__Dataset content__:
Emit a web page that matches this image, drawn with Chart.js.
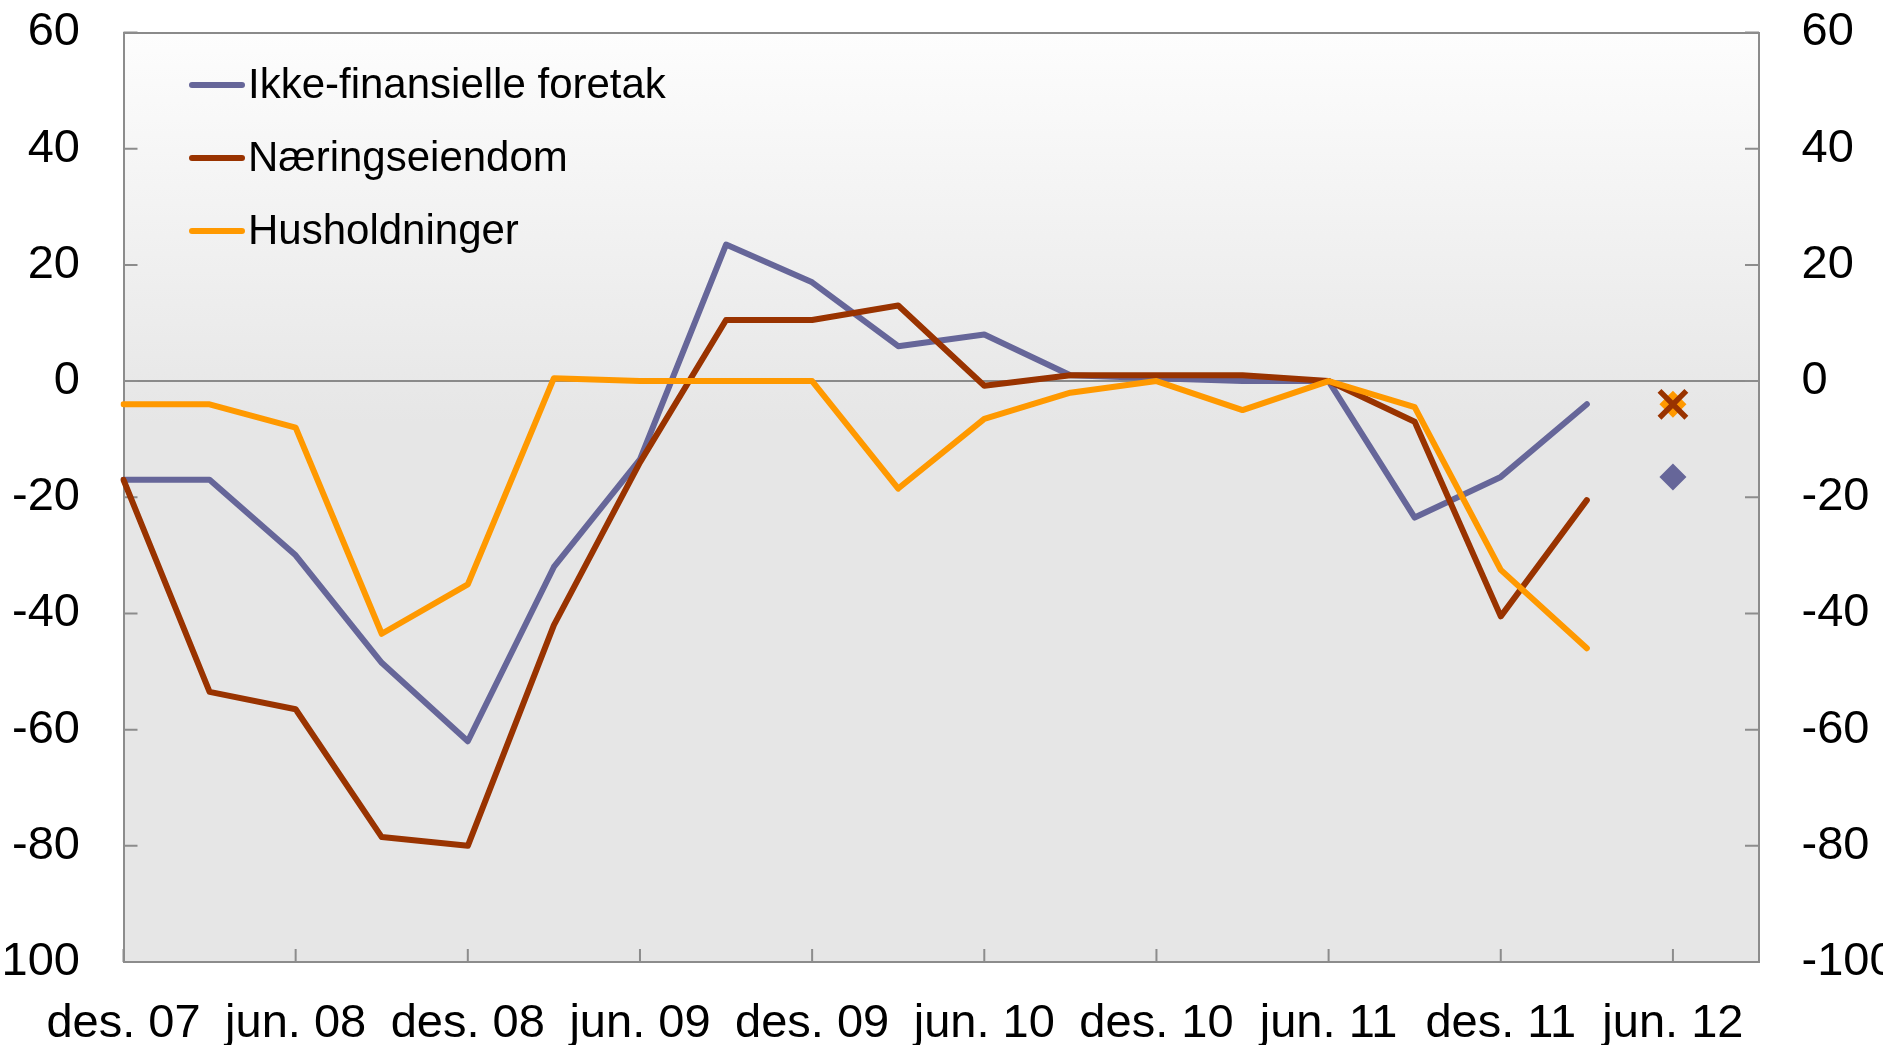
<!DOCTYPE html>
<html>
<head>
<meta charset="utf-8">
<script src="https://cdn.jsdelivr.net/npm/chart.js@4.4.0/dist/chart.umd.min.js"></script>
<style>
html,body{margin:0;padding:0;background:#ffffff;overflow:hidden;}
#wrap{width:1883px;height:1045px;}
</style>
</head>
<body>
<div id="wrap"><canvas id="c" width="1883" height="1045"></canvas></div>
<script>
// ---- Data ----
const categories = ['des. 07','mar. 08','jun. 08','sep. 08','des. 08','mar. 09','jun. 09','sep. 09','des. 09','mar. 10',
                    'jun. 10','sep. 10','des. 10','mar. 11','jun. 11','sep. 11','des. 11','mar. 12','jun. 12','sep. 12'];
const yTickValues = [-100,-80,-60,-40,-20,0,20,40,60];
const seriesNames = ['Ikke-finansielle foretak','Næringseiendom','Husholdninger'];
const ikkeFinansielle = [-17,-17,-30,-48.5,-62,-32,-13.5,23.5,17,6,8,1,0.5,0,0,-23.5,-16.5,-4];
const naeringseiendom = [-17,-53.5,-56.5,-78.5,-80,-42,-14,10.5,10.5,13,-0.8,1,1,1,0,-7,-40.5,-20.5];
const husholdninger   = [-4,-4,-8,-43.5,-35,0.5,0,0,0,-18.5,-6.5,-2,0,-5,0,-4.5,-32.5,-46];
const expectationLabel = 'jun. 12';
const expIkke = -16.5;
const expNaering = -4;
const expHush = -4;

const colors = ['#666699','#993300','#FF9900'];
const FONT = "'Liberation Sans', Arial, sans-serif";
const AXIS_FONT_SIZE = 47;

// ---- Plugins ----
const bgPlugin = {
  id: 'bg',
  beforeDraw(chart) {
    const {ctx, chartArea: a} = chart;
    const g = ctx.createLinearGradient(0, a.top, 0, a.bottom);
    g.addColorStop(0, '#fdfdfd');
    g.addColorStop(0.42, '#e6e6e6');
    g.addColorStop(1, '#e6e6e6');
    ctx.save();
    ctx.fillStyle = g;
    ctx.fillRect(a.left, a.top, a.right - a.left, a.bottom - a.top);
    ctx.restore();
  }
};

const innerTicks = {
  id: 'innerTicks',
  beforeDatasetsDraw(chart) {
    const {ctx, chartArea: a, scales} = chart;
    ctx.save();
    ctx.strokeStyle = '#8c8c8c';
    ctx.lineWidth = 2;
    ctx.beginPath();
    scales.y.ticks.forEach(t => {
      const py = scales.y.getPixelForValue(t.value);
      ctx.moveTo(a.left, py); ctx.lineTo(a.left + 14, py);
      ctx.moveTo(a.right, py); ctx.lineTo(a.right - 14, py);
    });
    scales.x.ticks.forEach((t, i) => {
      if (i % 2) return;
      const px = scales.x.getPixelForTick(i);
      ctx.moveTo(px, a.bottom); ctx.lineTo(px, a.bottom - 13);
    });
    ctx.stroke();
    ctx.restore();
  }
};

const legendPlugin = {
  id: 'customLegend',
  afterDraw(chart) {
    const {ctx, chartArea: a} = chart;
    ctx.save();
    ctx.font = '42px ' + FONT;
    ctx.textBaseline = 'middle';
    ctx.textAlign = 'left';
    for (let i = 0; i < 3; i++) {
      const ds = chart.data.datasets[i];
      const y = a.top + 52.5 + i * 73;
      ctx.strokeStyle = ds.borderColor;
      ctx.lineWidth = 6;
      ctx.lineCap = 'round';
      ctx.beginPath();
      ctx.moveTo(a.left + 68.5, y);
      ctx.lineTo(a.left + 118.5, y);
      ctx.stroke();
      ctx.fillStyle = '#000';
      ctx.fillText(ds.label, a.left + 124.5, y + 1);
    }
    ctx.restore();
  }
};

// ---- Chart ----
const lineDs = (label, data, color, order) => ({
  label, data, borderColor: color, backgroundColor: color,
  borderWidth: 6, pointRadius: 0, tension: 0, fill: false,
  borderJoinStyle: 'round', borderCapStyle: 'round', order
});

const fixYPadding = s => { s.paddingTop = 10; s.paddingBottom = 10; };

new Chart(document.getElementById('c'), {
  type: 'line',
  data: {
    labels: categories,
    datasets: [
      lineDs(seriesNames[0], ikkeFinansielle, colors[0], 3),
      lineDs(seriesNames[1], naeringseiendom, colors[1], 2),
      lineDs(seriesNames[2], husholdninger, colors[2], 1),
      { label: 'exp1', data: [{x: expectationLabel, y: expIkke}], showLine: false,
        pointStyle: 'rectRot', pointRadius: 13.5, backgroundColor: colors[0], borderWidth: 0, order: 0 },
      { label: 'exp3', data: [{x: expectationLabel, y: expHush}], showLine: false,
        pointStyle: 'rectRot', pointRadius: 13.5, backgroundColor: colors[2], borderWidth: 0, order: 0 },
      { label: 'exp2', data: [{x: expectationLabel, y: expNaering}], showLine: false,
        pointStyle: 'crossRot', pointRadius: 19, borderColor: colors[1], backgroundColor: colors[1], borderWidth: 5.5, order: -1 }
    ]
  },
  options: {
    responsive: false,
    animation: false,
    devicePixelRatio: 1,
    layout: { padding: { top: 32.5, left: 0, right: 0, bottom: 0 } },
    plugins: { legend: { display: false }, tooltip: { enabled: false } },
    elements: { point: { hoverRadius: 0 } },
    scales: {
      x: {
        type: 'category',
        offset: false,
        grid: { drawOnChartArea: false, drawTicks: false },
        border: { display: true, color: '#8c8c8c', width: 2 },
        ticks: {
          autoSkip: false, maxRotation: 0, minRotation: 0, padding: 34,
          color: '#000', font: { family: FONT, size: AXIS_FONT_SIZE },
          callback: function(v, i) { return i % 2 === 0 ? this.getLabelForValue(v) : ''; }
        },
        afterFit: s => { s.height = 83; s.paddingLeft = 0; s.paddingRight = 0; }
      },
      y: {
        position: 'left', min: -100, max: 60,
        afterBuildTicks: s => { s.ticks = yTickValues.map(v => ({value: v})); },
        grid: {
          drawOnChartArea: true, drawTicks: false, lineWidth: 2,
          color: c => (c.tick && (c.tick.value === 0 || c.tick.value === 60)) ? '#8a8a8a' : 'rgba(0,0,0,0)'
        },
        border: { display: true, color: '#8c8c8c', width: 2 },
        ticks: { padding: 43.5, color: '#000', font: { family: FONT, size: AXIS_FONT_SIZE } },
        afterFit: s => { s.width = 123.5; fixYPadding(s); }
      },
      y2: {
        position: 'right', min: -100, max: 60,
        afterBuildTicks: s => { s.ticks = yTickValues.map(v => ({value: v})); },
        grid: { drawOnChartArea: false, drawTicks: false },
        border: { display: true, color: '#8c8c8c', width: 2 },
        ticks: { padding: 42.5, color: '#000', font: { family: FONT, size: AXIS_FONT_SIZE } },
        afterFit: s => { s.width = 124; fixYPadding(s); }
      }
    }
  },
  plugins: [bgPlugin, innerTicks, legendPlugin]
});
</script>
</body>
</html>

__Problem to solve__: Leave every image out, and retype the material exactly.

__Task result__:
Emit a web page that matches this image, drawn with Chart.js.
<!DOCTYPE html>
<html>
<head>
<meta charset="utf-8">
<script src="https://cdn.jsdelivr.net/npm/chart.js@4.4.0/dist/chart.umd.min.js"></script>
<style>
html,body{margin:0;padding:0;background:#ffffff;overflow:hidden;}
#wrap{width:1883px;height:1045px;}
</style>
</head>
<body>
<div id="wrap"><canvas id="c" width="1883" height="1045"></canvas></div>
<script>
// ---- Data ----
const categories = ['des. 07','mar. 08','jun. 08','sep. 08','des. 08','mar. 09','jun. 09','sep. 09','des. 09','mar. 10',
                    'jun. 10','sep. 10','des. 10','mar. 11','jun. 11','sep. 11','des. 11','mar. 12','jun. 12','sep. 12'];
const yTickValues = [-100,-80,-60,-40,-20,0,20,40,60];
const seriesNames = ['Ikke-finansielle foretak','Næringseiendom','Husholdninger'];
const ikkeFinansielle = [-17,-17,-30,-48.5,-62,-32,-13.5,23.5,17,6,8,1,0.5,0,0,-23.5,-16.5,-4];
const naeringseiendom = [-17,-53.5,-56.5,-78.5,-80,-42,-14,10.5,10.5,13,-0.8,1,1,1,0,-7,-40.5,-20.5];
const husholdninger   = [-4,-4,-8,-43.5,-35,0.5,0,0,0,-18.5,-6.5,-2,0,-5,0,-4.5,-32.5,-46];
const expectationLabel = 'jun. 12';
const expIkke = -16.5;
const expNaering = -4;
const expHush = -4;

const colors = ['#666699','#993300','#FF9900'];
const FONT = "'Liberation Sans', Arial, sans-serif";
const AXIS_FONT_SIZE = 47;

// ---- Plugins ----
const bgPlugin = {
  id: 'bg',
  beforeDraw(chart) {
    const {ctx, chartArea: a} = chart;
    const g = ctx.createLinearGradient(0, a.top, 0, a.bottom);
    g.addColorStop(0, '#fdfdfd');
    g.addColorStop(0.42, '#e6e6e6');
    g.addColorStop(1, '#e6e6e6');
    ctx.save();
    ctx.fillStyle = g;
    ctx.fillRect(a.left, a.top, a.right - a.left, a.bottom - a.top);
    ctx.restore();
  }
};

const innerTicks = {
  id: 'innerTicks',
  beforeDatasetsDraw(chart) {
    const {ctx, chartArea: a, scales} = chart;
    ctx.save();
    ctx.strokeStyle = '#8c8c8c';
    ctx.lineWidth = 2;
    ctx.beginPath();
    scales.y.ticks.forEach(t => {
      const py = scales.y.getPixelForValue(t.value);
      ctx.moveTo(a.left, py); ctx.lineTo(a.left + 14, py);
      ctx.moveTo(a.right, py); ctx.lineTo(a.right - 14, py);
    });
    scales.x.ticks.forEach((t, i) => {
      if (i % 2) return;
      const px = scales.x.getPixelForTick(i);
      ctx.moveTo(px, a.bottom); ctx.lineTo(px, a.bottom - 13);
    });
    ctx.stroke();
    ctx.restore();
  }
};

const legendPlugin = {
  id: 'customLegend',
  afterDraw(chart) {
    const {ctx, chartArea: a} = chart;
    ctx.save();
    ctx.font = '42px ' + FONT;
    ctx.textBaseline = 'middle';
    ctx.textAlign = 'left';
    for (let i = 0; i < 3; i++) {
      const ds = chart.data.datasets[i];
      const y = a.top + 52.5 + i * 73;
      ctx.strokeStyle = ds.borderColor;
      ctx.lineWidth = 6;
      ctx.lineCap = 'round';
      ctx.beginPath();
      ctx.moveTo(a.left + 68.5, y);
      ctx.lineTo(a.left + 118.5, y);
      ctx.stroke();
      ctx.fillStyle = '#000';
      ctx.fillText(ds.label, a.left + 124.5, y + 1);
    }
    ctx.restore();
  }
};

// ---- Chart ----
const lineDs = (label, data, color, order) => ({
  label, data, borderColor: color, backgroundColor: color,
  borderWidth: 6, pointRadius: 0, tension: 0, fill: false,
  borderJoinStyle: 'round', borderCapStyle: 'round', order
});

const fixYPadding = s => { s.paddingTop = 10; s.paddingBottom = 10; };

new Chart(document.getElementById('c'), {
  type: 'line',
  data: {
    labels: categories,
    datasets: [
      lineDs(seriesNames[0], ikkeFinansielle, colors[0], 3),
      lineDs(seriesNames[1], naeringseiendom, colors[1], 2),
      lineDs(seriesNames[2], husholdninger, colors[2], 1),
      { label: 'exp1', data: [{x: expectationLabel, y: expIkke}], showLine: false,
        pointStyle: 'rectRot', pointRadius: 13.5, backgroundColor: colors[0], borderWidth: 0, order: 0 },
      { label: 'exp3', data: [{x: expectationLabel, y: expHush}], showLine: false,
        pointStyle: 'rectRot', pointRadius: 13.5, backgroundColor: colors[2], borderWidth: 0, order: 0 },
      { label: 'exp2', data: [{x: expectationLabel, y: expNaering}], showLine: false,
        pointStyle: 'crossRot', pointRadius: 19, borderColor: colors[1], backgroundColor: colors[1], borderWidth: 5.5, order: -1 }
    ]
  },
  options: {
    responsive: false,
    animation: false,
    devicePixelRatio: 1,
    layout: { padding: { top: 32.5, left: 0, right: 0, bottom: 0 } },
    plugins: { legend: { display: false }, tooltip: { enabled: false } },
    elements: { point: { hoverRadius: 0 } },
    scales: {
      x: {
        type: 'category',
        offset: false,
        grid: { drawOnChartArea: false, drawTicks: false },
        border: { display: true, color: '#8c8c8c', width: 2 },
        ticks: {
          autoSkip: false, maxRotation: 0, minRotation: 0, padding: 34,
          color: '#000', font: { family: FONT, size: AXIS_FONT_SIZE },
          callback: function(v, i) { return i % 2 === 0 ? this.getLabelForValue(v) : ''; }
        },
        afterFit: s => { s.height = 83; s.paddingLeft = 0; s.paddingRight = 0; }
      },
      y: {
        position: 'left', min: -100, max: 60,
        afterBuildTicks: s => { s.ticks = yTickValues.map(v => ({value: v})); },
        grid: {
          drawOnChartArea: true, drawTicks: false, lineWidth: 2,
          color: c => (c.tick && (c.tick.value === 0 || c.tick.value === 60)) ? '#8a8a8a' : 'rgba(0,0,0,0)'
        },
        border: { display: true, color: '#8c8c8c', width: 2 },
        ticks: { padding: 43.5, color: '#000', font: { family: FONT, size: AXIS_FONT_SIZE } },
        afterFit: s => { s.width = 123.5; fixYPadding(s); }
      },
      y2: {
        position: 'right', min: -100, max: 60,
        afterBuildTicks: s => { s.ticks = yTickValues.map(v => ({value: v})); },
        grid: { drawOnChartArea: false, drawTicks: false },
        border: { display: true, color: '#8c8c8c', width: 2 },
        ticks: { padding: 42.5, color: '#000', font: { family: FONT, size: AXIS_FONT_SIZE } },
        afterFit: s => { s.width = 124; fixYPadding(s); }
      }
    }
  },
  plugins: [bgPlugin, innerTicks, legendPlugin]
});
</script>
</body>
</html>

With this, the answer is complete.